### Directions
Using the listing below, please print exactly the lines from the one with "Convert this chart" through the one with "import * as". Leave out every picture.

### Raw data
* BEGIN *
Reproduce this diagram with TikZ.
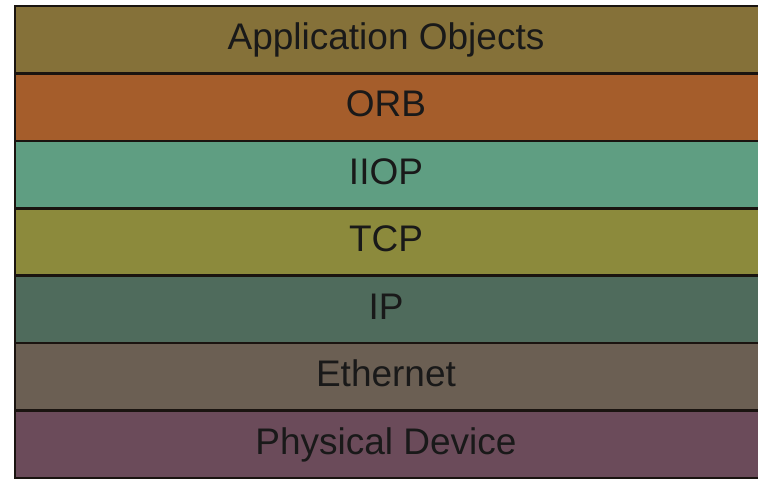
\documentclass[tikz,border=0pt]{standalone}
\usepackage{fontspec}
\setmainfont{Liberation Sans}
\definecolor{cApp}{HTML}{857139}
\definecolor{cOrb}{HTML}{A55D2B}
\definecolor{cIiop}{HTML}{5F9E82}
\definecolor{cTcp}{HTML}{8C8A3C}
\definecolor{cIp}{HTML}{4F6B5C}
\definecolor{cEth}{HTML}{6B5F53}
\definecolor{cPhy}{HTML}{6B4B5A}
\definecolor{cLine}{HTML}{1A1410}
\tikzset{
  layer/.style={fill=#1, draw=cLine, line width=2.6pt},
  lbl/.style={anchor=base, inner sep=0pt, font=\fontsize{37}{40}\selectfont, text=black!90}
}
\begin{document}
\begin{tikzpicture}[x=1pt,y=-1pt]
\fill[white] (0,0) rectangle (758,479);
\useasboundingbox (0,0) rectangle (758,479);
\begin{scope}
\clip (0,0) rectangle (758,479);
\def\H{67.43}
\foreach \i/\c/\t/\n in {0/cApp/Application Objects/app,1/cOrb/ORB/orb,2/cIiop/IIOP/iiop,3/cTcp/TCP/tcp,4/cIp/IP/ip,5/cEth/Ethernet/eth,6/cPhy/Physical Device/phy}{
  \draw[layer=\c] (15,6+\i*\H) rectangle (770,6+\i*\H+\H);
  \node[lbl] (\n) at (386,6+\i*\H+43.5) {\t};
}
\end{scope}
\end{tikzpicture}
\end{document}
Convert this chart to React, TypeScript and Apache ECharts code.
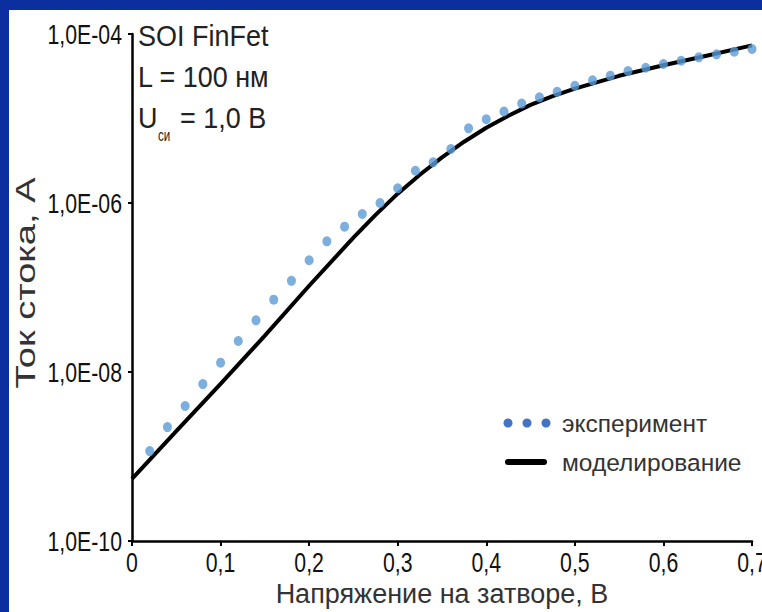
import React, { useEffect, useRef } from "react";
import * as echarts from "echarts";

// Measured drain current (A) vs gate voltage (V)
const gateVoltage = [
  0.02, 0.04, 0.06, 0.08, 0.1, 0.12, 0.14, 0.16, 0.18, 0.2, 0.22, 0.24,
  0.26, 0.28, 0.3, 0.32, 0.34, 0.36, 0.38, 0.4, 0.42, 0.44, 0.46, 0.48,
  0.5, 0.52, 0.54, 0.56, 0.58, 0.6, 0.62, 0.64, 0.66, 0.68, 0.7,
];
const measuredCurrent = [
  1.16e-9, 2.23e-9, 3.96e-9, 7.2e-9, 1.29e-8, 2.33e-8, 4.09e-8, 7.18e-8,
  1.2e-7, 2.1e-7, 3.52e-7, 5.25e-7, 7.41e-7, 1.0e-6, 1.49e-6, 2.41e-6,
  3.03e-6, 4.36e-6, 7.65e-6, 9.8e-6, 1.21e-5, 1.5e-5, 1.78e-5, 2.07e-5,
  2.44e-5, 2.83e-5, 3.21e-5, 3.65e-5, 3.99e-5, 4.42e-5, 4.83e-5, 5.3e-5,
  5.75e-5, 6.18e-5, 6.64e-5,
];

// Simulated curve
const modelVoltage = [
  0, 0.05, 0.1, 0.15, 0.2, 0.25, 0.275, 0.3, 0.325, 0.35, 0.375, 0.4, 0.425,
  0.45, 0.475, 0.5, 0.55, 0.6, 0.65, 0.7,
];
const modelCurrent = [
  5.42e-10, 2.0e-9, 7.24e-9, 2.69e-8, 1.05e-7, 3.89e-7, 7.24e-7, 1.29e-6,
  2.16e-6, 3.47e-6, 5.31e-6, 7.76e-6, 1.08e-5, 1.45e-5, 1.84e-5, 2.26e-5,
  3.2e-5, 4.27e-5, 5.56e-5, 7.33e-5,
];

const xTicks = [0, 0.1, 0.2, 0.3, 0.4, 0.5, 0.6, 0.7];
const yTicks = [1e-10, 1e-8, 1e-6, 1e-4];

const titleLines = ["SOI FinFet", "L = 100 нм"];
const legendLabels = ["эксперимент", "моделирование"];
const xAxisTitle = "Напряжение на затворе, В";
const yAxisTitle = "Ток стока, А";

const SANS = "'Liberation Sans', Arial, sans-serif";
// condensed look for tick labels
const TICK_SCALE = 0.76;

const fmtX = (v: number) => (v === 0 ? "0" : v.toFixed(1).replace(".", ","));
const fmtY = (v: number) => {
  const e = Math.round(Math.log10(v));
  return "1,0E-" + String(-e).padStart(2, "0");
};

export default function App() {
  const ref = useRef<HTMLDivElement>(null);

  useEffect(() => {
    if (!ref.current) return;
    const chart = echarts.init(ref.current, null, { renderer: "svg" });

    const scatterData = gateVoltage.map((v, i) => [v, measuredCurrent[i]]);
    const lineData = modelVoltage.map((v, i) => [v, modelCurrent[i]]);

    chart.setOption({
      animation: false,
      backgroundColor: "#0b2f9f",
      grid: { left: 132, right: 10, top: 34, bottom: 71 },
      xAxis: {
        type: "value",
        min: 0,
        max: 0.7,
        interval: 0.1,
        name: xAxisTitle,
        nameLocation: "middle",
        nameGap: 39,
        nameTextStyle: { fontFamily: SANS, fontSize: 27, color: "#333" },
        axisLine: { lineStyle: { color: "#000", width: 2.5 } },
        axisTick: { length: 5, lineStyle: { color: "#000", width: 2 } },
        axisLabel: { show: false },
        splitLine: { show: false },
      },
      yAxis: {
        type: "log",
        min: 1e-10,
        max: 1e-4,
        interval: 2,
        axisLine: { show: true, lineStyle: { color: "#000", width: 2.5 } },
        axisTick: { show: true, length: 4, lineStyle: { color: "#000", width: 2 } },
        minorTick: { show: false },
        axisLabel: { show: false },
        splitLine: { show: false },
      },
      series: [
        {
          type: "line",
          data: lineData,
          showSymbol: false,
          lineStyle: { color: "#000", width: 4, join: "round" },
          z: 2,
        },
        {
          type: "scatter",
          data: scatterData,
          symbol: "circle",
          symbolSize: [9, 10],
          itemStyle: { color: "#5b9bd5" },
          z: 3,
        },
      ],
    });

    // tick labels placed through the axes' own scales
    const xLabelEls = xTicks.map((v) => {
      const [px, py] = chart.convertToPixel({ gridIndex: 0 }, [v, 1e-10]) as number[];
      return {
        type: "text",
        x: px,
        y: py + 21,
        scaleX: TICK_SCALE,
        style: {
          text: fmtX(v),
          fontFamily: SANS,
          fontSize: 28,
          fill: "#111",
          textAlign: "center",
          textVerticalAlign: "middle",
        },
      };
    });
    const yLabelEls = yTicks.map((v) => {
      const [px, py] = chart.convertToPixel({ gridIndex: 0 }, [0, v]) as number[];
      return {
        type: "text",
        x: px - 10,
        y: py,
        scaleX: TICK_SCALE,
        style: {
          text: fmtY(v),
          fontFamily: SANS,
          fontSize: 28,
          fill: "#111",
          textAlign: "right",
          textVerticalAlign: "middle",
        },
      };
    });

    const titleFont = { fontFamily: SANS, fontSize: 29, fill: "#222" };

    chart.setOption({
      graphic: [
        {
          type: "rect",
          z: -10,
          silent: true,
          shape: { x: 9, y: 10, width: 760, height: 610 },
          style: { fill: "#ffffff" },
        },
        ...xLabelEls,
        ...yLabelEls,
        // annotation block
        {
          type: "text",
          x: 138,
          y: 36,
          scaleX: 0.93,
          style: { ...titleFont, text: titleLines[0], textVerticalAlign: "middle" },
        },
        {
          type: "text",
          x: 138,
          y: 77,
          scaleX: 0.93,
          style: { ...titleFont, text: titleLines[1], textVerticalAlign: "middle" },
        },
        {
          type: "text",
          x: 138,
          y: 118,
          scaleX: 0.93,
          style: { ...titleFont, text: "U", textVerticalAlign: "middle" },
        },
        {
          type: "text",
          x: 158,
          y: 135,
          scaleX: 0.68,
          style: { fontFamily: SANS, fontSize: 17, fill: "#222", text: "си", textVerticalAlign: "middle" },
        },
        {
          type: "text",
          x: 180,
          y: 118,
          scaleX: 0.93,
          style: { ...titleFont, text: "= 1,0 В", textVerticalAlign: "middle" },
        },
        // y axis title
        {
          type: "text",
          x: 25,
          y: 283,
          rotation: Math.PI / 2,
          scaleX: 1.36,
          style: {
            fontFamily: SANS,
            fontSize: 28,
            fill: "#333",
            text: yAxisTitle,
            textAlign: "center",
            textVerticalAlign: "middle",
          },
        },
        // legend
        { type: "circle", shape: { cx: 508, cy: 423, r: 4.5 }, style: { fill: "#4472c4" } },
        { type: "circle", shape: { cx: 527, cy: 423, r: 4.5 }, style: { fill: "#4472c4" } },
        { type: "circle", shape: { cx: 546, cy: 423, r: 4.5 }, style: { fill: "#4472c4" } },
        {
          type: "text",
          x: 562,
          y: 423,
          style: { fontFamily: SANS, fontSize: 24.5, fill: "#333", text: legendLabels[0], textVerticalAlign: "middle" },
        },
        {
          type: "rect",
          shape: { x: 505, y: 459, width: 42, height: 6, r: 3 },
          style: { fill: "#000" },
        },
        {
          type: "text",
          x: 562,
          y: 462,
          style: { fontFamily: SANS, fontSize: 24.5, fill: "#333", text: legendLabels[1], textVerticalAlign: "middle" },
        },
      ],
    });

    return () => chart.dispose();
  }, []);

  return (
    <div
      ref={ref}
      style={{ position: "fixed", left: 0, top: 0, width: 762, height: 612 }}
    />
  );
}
* END *
* BEGIN *
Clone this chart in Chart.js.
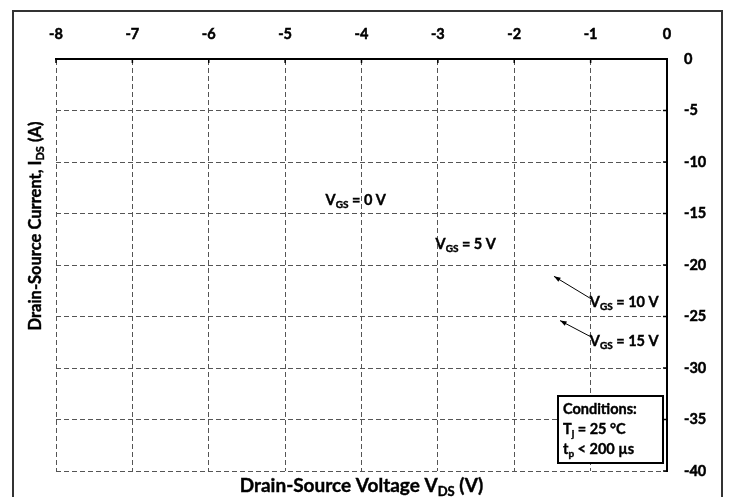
* END *
### Solution
Convert this chart to React, TypeScript and Apache ECharts code.
import React, { useEffect, useRef } from "react";
import * as echarts from "echarts";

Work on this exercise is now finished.